Industrial automation SEO often supports longer purchase cycles. Measurement should reflect that.

  • Organic traffic to pillar pages and supporting pages in each cluster
  • Search impression and clicks for core keyword themes
  • Time on page for guides and checklists (as a basic engagement signal)
  • Form starts, calls, and qualified inquiry events from service-related pages

Use search console queries to refine keyword mapping

Search data can show which pages match which queries. It can also show when new keywords should become new sections or new pages.

  • If multiple pages rank for the same terms, those pages may need clearer separation.
  • If a page gets impressions but low clicks, the title and summary may need clearer intent match.
  • If a page ranks for unexpected queries, it may benefit from adding a targeted section.

Update content based on real support and engineering changes

Industrial automation tools and workflows change. Updating pages based on real internal knowledge keeps content accurate and useful.

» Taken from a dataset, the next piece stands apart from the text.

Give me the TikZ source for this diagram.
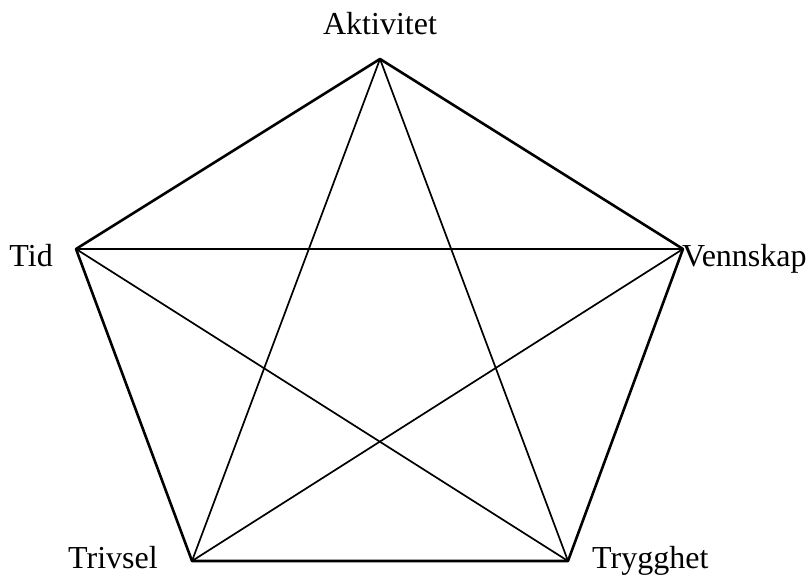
\documentclass[tikz,border=0pt]{standalone}
\usepackage{fontspec}
\setmainfont{Liberation Serif}
\usepackage{tikz}
\usetikzlibrary{positioning}
\tikzset{
  side/.style={line width=2.6pt,draw=black,line join=round},
  chord/.style={line width=1.7pt,draw=black},
  lbl/.style={inner sep=0pt,font=\fontsize{32}{34}\selectfont}
}

\begin{document}
\begin{tikzpicture}[x=1pt,y=1pt]
\useasboundingbox (0,0) rectangle (809,577);
% corners of the pentagon
\coordinate (akt) at (380,518);
\coordinate (tid) at (76,328);
\coordinate (ven) at (683,328);
\coordinate (tri) at (192,16);
\coordinate (try) at (568,16);
% outer sides
\draw[side] (akt) -- (ven) -- (try) -- (tri) -- (tid) -- cycle;
% star
\draw[chord] (akt) -- (tri);
\draw[chord] (akt) -- (try);
\draw[chord] (tid) -- (ven);
\draw[chord] (tid) -- (try);
\draw[chord] (ven) -- (tri);
% labels
\node[lbl,anchor=base] (laktivitet) at (380,542) {Aktivitet};
\node[lbl,anchor=base east] (ltid) at (53,310) {Tid};
\node[lbl,anchor=base west] (lvennskap) at (682,310) {Vennskap};
\node[lbl,anchor=base west] (ltrivsel) at (68,8) {Trivsel};
\node[lbl,anchor=base west] (ltrygghet) at (592,8) {Trygghet};
\end{tikzpicture}
\end{document}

  • Update troubleshooting steps based on new error patterns
  • Update network integration notes when protocols or security steps change
  • Refresh checklists when commissioning steps get refined

Common mistakes in industrial automation keyword research

Targeting only software names

Industrial automation searches often include system goals and tasks. Focusing only on product terms can miss key long-tail queries like alarm management, commissioning support, or tag design rules.

Ignoring troubleshooting and maintenance intent

Support-focused keywords can drive relevant traffic. They also match how plants often search during outages or commissioning problems.

Creating too many near-duplicate pages

Duplicate pages can compete against each other. Clustering helps keep each page distinct, with clear scope and a consistent keyword theme.

Writing content that stays at definition level

When searchers include words like “configure”, “troubleshoot”, or “checklist”, they often want implementation details. Definition-only content may not satisfy that intent.

Practical workflow checklist (end-to-end)

Step-by-step process for keyword research

  1. Define core industrial automation service areas (PLC, SCADA, HMI, industrial IoT, integration).
  2. Build a seed list using platforms, protocols, and deliverables (tag design, FAT/SAT, commissioning support).
  3. Expand using multiple keyword sources and real-world wording from tickets and documents.
  4. Collect intent types (learning, how-to, comparison, service/vendor, troubleshooting).
  5. Cluster keywords into topic groups with a pillar page and supporting pages.
  6. Prioritize based on relevance, intent fit, and feasibility of implementation-focused content.
  7. Plan on-page targets: one primary keyword theme per page, secondary terms as section topics.
  8. Publish with checklists, example workflows, and FAQ coverage for long-tail questions.
  9. Audit and refine after indexing using search data and internal review.

Quick reference: keywords to include for industrial automation pages

  • PLC: ladder logic, structured text, tag naming standard, IO mapping
  • SCADA: alarms, historian, operator interface workflow, SCADA architecture
  • Integration: OPC UA, Modbus TCP, Ethernet/IP, communications troubleshooting
  • Industrial IoT: edge gateway, telemetry, OT data security, dashboard reporting
  • Delivery: control system integration, FAT/SAT, commissioning, documentation

Industrial automation keyword research is most useful when it starts from real engineering work and ends with clear page scope. A focused keyword plan can help attract the right searchers and support practical lead generation for automation services. With intent-based clustering, content teams can build a stable library of guides, checklists, and troubleshooting pages.